- _MATERIAL PROVIDED_:
====================

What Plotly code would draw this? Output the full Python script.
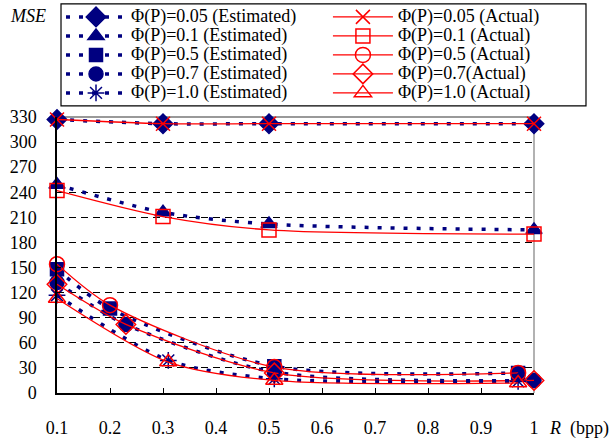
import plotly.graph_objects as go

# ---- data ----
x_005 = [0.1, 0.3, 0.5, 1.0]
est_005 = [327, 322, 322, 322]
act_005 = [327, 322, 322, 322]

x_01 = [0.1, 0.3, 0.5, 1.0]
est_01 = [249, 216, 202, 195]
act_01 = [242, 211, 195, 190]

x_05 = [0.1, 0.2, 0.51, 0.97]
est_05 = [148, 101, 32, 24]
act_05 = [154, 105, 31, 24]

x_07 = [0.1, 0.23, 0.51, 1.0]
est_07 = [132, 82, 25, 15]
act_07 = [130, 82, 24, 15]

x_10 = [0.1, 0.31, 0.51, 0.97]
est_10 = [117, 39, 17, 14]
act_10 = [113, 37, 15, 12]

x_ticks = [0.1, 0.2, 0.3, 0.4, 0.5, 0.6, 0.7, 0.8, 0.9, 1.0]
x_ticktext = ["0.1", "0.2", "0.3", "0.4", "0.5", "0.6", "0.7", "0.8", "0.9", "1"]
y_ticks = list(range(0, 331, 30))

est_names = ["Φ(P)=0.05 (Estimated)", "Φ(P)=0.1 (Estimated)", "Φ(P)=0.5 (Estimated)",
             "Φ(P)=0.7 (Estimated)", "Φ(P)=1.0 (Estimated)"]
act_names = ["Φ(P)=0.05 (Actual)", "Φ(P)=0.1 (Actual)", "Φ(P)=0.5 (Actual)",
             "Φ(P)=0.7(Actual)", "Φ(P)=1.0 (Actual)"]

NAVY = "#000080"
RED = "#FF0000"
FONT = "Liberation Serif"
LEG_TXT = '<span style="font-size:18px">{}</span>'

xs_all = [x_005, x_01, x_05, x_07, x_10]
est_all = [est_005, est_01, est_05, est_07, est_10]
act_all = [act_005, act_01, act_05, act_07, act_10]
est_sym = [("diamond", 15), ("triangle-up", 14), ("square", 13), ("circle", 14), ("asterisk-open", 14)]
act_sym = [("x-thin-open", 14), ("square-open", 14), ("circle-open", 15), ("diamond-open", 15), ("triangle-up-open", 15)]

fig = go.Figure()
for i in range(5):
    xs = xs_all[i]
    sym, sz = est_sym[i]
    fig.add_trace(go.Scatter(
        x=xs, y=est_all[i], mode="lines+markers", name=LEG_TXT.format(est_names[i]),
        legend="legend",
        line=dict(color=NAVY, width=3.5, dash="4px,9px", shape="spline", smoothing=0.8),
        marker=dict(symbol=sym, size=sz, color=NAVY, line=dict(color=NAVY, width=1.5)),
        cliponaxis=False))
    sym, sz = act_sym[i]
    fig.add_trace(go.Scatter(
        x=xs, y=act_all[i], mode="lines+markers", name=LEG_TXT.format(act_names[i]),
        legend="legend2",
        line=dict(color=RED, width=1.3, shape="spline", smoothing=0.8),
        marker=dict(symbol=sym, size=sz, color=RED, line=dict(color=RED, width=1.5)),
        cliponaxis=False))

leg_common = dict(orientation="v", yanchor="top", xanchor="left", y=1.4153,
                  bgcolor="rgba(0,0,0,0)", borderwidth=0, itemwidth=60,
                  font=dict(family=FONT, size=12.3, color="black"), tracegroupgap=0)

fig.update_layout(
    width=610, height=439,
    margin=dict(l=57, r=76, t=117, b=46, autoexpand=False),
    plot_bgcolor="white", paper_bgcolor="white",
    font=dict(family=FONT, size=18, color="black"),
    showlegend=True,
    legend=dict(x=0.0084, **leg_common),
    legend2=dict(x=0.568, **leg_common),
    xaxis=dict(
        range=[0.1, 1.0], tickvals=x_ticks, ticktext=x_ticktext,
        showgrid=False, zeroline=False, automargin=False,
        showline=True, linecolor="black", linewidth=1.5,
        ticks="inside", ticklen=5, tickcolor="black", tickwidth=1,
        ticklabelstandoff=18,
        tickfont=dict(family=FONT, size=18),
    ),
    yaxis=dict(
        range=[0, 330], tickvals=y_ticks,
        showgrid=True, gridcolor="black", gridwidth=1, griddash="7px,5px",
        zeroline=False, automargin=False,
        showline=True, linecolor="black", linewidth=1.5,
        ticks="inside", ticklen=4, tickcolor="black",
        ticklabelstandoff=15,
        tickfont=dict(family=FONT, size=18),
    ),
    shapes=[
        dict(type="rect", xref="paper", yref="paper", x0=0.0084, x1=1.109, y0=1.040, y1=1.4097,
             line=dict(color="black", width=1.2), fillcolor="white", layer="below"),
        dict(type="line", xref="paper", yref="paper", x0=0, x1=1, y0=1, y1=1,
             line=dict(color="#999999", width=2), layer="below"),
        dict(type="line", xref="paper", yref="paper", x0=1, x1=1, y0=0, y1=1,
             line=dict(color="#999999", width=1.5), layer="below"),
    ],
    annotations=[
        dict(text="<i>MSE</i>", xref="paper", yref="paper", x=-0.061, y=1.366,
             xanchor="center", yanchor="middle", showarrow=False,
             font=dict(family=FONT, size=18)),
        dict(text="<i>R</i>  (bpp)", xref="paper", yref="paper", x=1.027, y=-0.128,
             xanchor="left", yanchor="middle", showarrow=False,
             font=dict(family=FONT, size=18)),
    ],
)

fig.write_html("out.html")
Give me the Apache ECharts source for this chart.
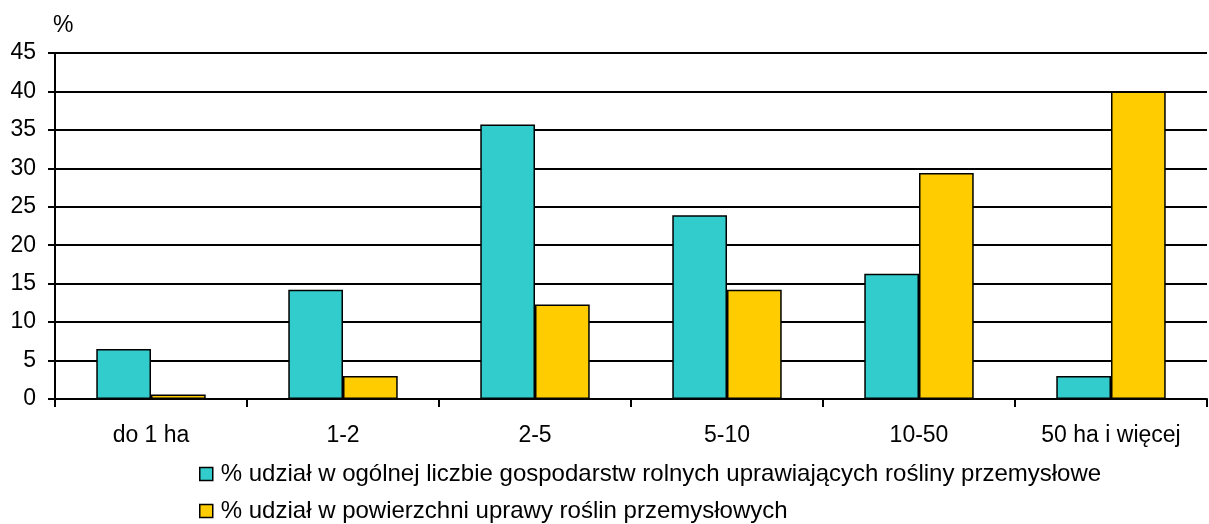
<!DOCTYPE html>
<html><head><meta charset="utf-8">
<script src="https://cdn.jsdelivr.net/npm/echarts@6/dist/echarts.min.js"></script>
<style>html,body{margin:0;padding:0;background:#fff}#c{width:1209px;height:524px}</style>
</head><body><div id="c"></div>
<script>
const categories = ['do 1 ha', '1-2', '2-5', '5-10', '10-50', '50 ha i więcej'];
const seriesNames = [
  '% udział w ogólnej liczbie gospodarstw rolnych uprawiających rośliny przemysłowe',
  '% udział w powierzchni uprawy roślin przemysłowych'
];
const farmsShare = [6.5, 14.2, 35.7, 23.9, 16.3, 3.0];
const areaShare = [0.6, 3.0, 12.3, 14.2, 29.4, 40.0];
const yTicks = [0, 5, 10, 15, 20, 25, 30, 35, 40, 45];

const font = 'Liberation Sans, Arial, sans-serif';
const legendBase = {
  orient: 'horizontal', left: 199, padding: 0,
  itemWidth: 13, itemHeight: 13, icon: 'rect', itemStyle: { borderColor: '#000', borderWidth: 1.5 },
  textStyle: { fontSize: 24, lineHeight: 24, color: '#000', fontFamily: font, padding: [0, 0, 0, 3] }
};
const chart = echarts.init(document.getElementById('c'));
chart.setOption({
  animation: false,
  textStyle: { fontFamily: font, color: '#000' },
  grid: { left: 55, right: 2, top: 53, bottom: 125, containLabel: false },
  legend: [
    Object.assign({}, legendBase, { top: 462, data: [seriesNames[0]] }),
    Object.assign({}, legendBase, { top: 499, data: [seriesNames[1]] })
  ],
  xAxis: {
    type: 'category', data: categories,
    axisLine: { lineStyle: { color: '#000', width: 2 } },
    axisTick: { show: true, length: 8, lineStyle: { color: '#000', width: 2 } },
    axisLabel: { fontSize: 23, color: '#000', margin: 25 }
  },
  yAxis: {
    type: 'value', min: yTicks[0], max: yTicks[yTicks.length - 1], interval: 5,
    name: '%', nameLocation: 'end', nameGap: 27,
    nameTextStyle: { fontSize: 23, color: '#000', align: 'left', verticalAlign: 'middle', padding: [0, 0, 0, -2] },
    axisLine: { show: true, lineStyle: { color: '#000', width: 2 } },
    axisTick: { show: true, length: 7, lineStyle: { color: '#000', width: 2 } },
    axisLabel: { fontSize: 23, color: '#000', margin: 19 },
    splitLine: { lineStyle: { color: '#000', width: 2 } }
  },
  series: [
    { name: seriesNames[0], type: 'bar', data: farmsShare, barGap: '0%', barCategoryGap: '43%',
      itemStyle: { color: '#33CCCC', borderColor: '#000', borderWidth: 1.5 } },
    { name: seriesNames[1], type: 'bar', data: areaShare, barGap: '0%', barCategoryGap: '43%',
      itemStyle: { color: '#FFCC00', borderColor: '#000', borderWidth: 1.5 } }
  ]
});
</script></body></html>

====================

- _WHAT YOU HAVE TO DO_: Please take the lines from the beginning of the data above through the line holding "act_10 = [113, 37, 15, 12]" and transcribe them exactly, without any pictures.

- _REPLY TO THE TASK_:
What Plotly code would draw this? Output the full Python script.
import plotly.graph_objects as go

# ---- data ----
x_005 = [0.1, 0.3, 0.5, 1.0]
est_005 = [327, 322, 322, 322]
act_005 = [327, 322, 322, 322]

x_01 = [0.1, 0.3, 0.5, 1.0]
est_01 = [249, 216, 202, 195]
act_01 = [242, 211, 195, 190]

x_05 = [0.1, 0.2, 0.51, 0.97]
est_05 = [148, 101, 32, 24]
act_05 = [154, 105, 31, 24]

x_07 = [0.1, 0.23, 0.51, 1.0]
est_07 = [132, 82, 25, 15]
act_07 = [130, 82, 24, 15]

x_10 = [0.1, 0.31, 0.51, 0.97]
est_10 = [117, 39, 17, 14]
act_10 = [113, 37, 15, 12]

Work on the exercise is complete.